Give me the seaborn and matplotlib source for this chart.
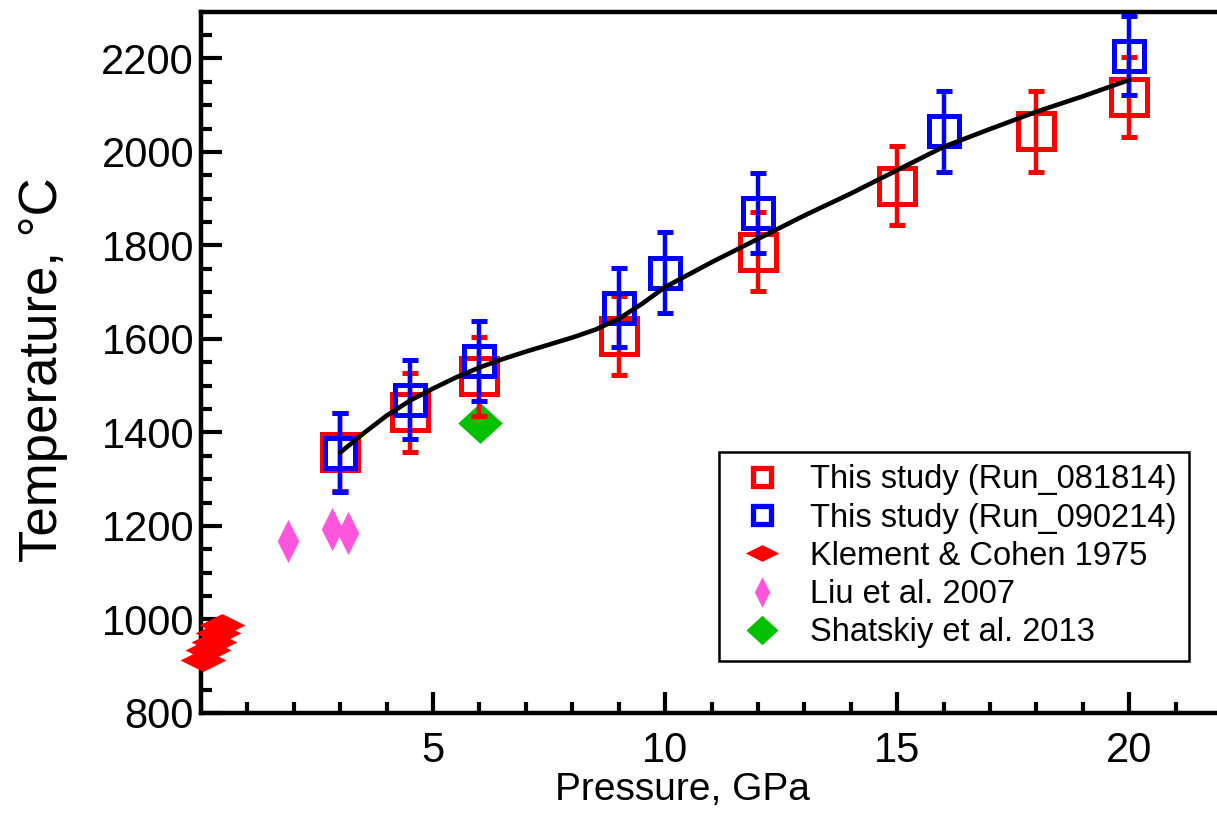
import matplotlib
matplotlib.use("Agg")
import matplotlib.pyplot as plt
from matplotlib.lines import Line2D
import seaborn as sns
import pandas as pd

# ---------------- data ----------------
red_p = [3.0, 4.5, 6.0, 9.0, 12.0, 15.0, 18.0, 20.0]
red_t = [1358, 1443, 1520, 1607, 1787, 1928, 2044, 2118]
red_err = [84, 84, 85, 85, 84, 85, 86, 85]

blue_p = [3.0, 4.5, 6.0, 9.0, 10.0, 12.0, 16.0, 20.0]
blue_t = [1357, 1470, 1553, 1667, 1742, 1869, 2044, 2206]
blue_err = [84, 84, 85, 85, 86, 85, 86, 85]

klement_p = [0.46, 0.37, 0.27, 0.16, 0.05]
klement_t = [989, 971, 952, 934, 914]

liu_p = [1.88, 2.82, 3.17]
liu_t = [1168, 1193, 1186]

shatskiy_p = [6.01]
shatskiy_t = [1421]

fit_p = [3, 3.5, 4, 4.5, 5, 5.5, 6, 6.5, 7, 7.5, 8, 8.5, 9, 9.5, 10, 11, 12,
         13, 14, 15, 16, 17, 18, 19, 20]
fit_t = [1357, 1398, 1436, 1468, 1494, 1518, 1539, 1557, 1573, 1588, 1603,
         1620, 1643, 1675, 1711, 1764, 1814, 1864, 1911, 1961, 2011, 2049,
         2086, 2119, 2154]

x_ticks = [5, 10, 15, 20]
y_ticks = [800, 1000, 1200, 1400, 1600, 1800, 2000, 2200]

labels = ["This study (Run_081814)", "This study (Run_090214)",
          "Klement & Cohen 1975", "Liu et al. 2007", "Shatskiy et al. 2013"]

RED = "#ff0000"
BLUE = "#0000ff"
PINK = "#ff55dd"
GREEN = "#00c000"

# ---------------- style ----------------
sns.set_theme(style="ticks")
plt.rcParams["font.family"] = ["Liberation Sans", "DejaVu Sans"]
plt.rcParams["text.color"] = "black"

fig = plt.figure(figsize=(12.17, 8.26), dpi=100)
ax = fig.add_axes([201 / 1217, 113 / 826, 1021 / 1217, 701.3 / 826])

wide_diamond = [(-1, 0), (0, 0.5), (1, 0), (0, -0.5), (-1, 0)]
tall_diamond = [(0, 1), (0.5, 0), (0, -1), (-0.5, 0), (0, 1)]
green_diamond = [(0, 0.46), (0.5, 0), (0, -0.46), (-0.5, 0), (0, 0.46)]

df_k = pd.DataFrame({"P": klement_p, "T": klement_t})
df_l = pd.DataFrame({"P": liu_p, "T": liu_t})
df_s = pd.DataFrame({"P": shatskiy_p, "T": shatskiy_t})
df_fit = pd.DataFrame({"P": fit_p, "T": fit_t})

sns.scatterplot(data=df_k, x="P", y="T", marker=wide_diamond, s=33 ** 2,
                color=RED, linewidth=0, ax=ax, zorder=3, clip_on=False)
sns.scatterplot(data=df_l, x="P", y="T", marker=tall_diamond, s=31 ** 2,
                color=PINK, linewidth=0, ax=ax, zorder=2)
sns.scatterplot(data=df_s, x="P", y="T", marker=green_diamond, s=32 ** 2,
                color=GREEN, linewidth=0, ax=ax, zorder=2)

ax.errorbar(red_p, red_t, yerr=red_err, fmt="s", ms=26.5, mfc="none", mec=RED,
            mew=3.6, ecolor=RED, elinewidth=3.2, capsize=6, capthick=3.2,
            zorder=3)
ax.errorbar(blue_p, blue_t, yerr=blue_err, fmt="s", ms=22, mfc="none", mec=BLUE,
            mew=3.6, ecolor=BLUE, elinewidth=3.2, capsize=6, capthick=3.2,
            zorder=4, clip_on=False)

sns.lineplot(data=df_fit, x="P", y="T", color="black", lw=3.3, ax=ax,
             sort=False, zorder=5, solid_joinstyle="round", solid_capstyle="round")

# ---------------- axes ----------------
ax.set_xlim(0, 22)
ax.set_ylim(800, 2300)
ax.set_xticks(x_ticks)
ax.set_xticks(range(1, 22), minor=True)
ax.set_yticks(y_ticks)
ax.set_yticks(range(850, 2300, 50), minor=True)
ax.tick_params(axis="both", which="major", direction="in", length=15, width=3,
               labelsize=30, color="black", labelcolor="black")
ax.tick_params(axis="both", which="minor", direction="in", length=8, width=3,
               color="black")
ax.tick_params(axis="x", which="major", pad=13)
ax.tick_params(axis="y", which="major", pad=5)
ax.tick_params(top=False, right=False, which="both")

for side in ["left", "bottom", "top"]:
    ax.spines[side].set_linewidth(3.2)
    ax.spines[side].set_color("black")
ax.spines["right"].set_visible(False)

ax.set_xlabel("Pressure, GPa", fontsize=28, color="black")
ax.xaxis.set_label_coords((682 - 201) / 1021, -0.084)
ax.set_ylabel("Temperature, °C", fontsize=38, color="black")
ax.yaxis.set_label_coords(-0.13, 0.49)

# ---------------- legend ----------------
handles = [
    Line2D([], [], ls="none", marker="s", ms=13.5, mfc="none", mec=RED, mew=3.8),
    Line2D([], [], ls="none", marker="s", ms=13.5, mfc="none", mec=BLUE, mew=3.8),
    Line2D([], [], ls="none", marker=wide_diamond, ms=24, color=RED, mew=0),
    Line2D([], [], ls="none", marker=tall_diamond, ms=22, color=PINK, mew=0),
    Line2D([], [], ls="none", marker=green_diamond, ms=23, color=GREEN, mew=0),
]
leg = ax.legend(handles, labels, loc="upper left",
                bbox_to_anchor=(719 / 1217, 1 - 452 / 826),
                bbox_transform=fig.transFigure, borderaxespad=0,
                fontsize=23.5, frameon=True, fancybox=False, shadow=False,
                handlelength=1.9, handletextpad=0.5, labelspacing=0.22,
                borderpad=0.38, labelcolor="black")
leg.get_frame().set_edgecolor("black")
leg.get_frame().set_linewidth(1.8)
leg.get_frame().set_alpha(1)
leg.set_zorder(10)

fig.savefig("out.png", dpi=100)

> [Goal of the exercise]
Print the whole listing above once more, word for word, without its pictures.

> [Solution to the exercise]
Give me the seaborn and matplotlib source for this chart.
import matplotlib
matplotlib.use("Agg")
import matplotlib.pyplot as plt
from matplotlib.lines import Line2D
import seaborn as sns
import pandas as pd

# ---------------- data ----------------
red_p = [3.0, 4.5, 6.0, 9.0, 12.0, 15.0, 18.0, 20.0]
red_t = [1358, 1443, 1520, 1607, 1787, 1928, 2044, 2118]
red_err = [84, 84, 85, 85, 84, 85, 86, 85]

blue_p = [3.0, 4.5, 6.0, 9.0, 10.0, 12.0, 16.0, 20.0]
blue_t = [1357, 1470, 1553, 1667, 1742, 1869, 2044, 2206]
blue_err = [84, 84, 85, 85, 86, 85, 86, 85]

klement_p = [0.46, 0.37, 0.27, 0.16, 0.05]
klement_t = [989, 971, 952, 934, 914]

liu_p = [1.88, 2.82, 3.17]
liu_t = [1168, 1193, 1186]

shatskiy_p = [6.01]
shatskiy_t = [1421]

fit_p = [3, 3.5, 4, 4.5, 5, 5.5, 6, 6.5, 7, 7.5, 8, 8.5, 9, 9.5, 10, 11, 12,
         13, 14, 15, 16, 17, 18, 19, 20]
fit_t = [1357, 1398, 1436, 1468, 1494, 1518, 1539, 1557, 1573, 1588, 1603,
         1620, 1643, 1675, 1711, 1764, 1814, 1864, 1911, 1961, 2011, 2049,
         2086, 2119, 2154]

x_ticks = [5, 10, 15, 20]
y_ticks = [800, 1000, 1200, 1400, 1600, 1800, 2000, 2200]

labels = ["This study (Run_081814)", "This study (Run_090214)",
          "Klement & Cohen 1975", "Liu et al. 2007", "Shatskiy et al. 2013"]

RED = "#ff0000"
BLUE = "#0000ff"
PINK = "#ff55dd"
GREEN = "#00c000"

# ---------------- style ----------------
sns.set_theme(style="ticks")
plt.rcParams["font.family"] = ["Liberation Sans", "DejaVu Sans"]
plt.rcParams["text.color"] = "black"

fig = plt.figure(figsize=(12.17, 8.26), dpi=100)
ax = fig.add_axes([201 / 1217, 113 / 826, 1021 / 1217, 701.3 / 826])

wide_diamond = [(-1, 0), (0, 0.5), (1, 0), (0, -0.5), (-1, 0)]
tall_diamond = [(0, 1), (0.5, 0), (0, -1), (-0.5, 0), (0, 1)]
green_diamond = [(0, 0.46), (0.5, 0), (0, -0.46), (-0.5, 0), (0, 0.46)]

df_k = pd.DataFrame({"P": klement_p, "T": klement_t})
df_l = pd.DataFrame({"P": liu_p, "T": liu_t})
df_s = pd.DataFrame({"P": shatskiy_p, "T": shatskiy_t})
df_fit = pd.DataFrame({"P": fit_p, "T": fit_t})

sns.scatterplot(data=df_k, x="P", y="T", marker=wide_diamond, s=33 ** 2,
                color=RED, linewidth=0, ax=ax, zorder=3, clip_on=False)
sns.scatterplot(data=df_l, x="P", y="T", marker=tall_diamond, s=31 ** 2,
                color=PINK, linewidth=0, ax=ax, zorder=2)
sns.scatterplot(data=df_s, x="P", y="T", marker=green_diamond, s=32 ** 2,
                color=GREEN, linewidth=0, ax=ax, zorder=2)

ax.errorbar(red_p, red_t, yerr=red_err, fmt="s", ms=26.5, mfc="none", mec=RED,
            mew=3.6, ecolor=RED, elinewidth=3.2, capsize=6, capthick=3.2,
            zorder=3)
ax.errorbar(blue_p, blue_t, yerr=blue_err, fmt="s", ms=22, mfc="none", mec=BLUE,
            mew=3.6, ecolor=BLUE, elinewidth=3.2, capsize=6, capthick=3.2,
            zorder=4, clip_on=False)

sns.lineplot(data=df_fit, x="P", y="T", color="black", lw=3.3, ax=ax,
             sort=False, zorder=5, solid_joinstyle="round", solid_capstyle="round")

# ---------------- axes ----------------
ax.set_xlim(0, 22)
ax.set_ylim(800, 2300)
ax.set_xticks(x_ticks)
ax.set_xticks(range(1, 22), minor=True)
ax.set_yticks(y_ticks)
ax.set_yticks(range(850, 2300, 50), minor=True)
ax.tick_params(axis="both", which="major", direction="in", length=15, width=3,
               labelsize=30, color="black", labelcolor="black")
ax.tick_params(axis="both", which="minor", direction="in", length=8, width=3,
               color="black")
ax.tick_params(axis="x", which="major", pad=13)
ax.tick_params(axis="y", which="major", pad=5)
ax.tick_params(top=False, right=False, which="both")

for side in ["left", "bottom", "top"]:
    ax.spines[side].set_linewidth(3.2)
    ax.spines[side].set_color("black")
ax.spines["right"].set_visible(False)

ax.set_xlabel("Pressure, GPa", fontsize=28, color="black")
ax.xaxis.set_label_coords((682 - 201) / 1021, -0.084)
ax.set_ylabel("Temperature, °C", fontsize=38, color="black")
ax.yaxis.set_label_coords(-0.13, 0.49)

# ---------------- legend ----------------
handles = [
    Line2D([], [], ls="none", marker="s", ms=13.5, mfc="none", mec=RED, mew=3.8),
    Line2D([], [], ls="none", marker="s", ms=13.5, mfc="none", mec=BLUE, mew=3.8),
    Line2D([], [], ls="none", marker=wide_diamond, ms=24, color=RED, mew=0),
    Line2D([], [], ls="none", marker=tall_diamond, ms=22, color=PINK, mew=0),
    Line2D([], [], ls="none", marker=green_diamond, ms=23, color=GREEN, mew=0),
]
leg = ax.legend(handles, labels, loc="upper left",
                bbox_to_anchor=(719 / 1217, 1 - 452 / 826),
                bbox_transform=fig.transFigure, borderaxespad=0,
                fontsize=23.5, frameon=True, fancybox=False, shadow=False,
                handlelength=1.9, handletextpad=0.5, labelspacing=0.22,
                borderpad=0.38, labelcolor="black")
leg.get_frame().set_edgecolor("black")
leg.get_frame().set_linewidth(1.8)
leg.get_frame().set_alpha(1)
leg.set_zorder(10)

fig.savefig("out.png", dpi=100)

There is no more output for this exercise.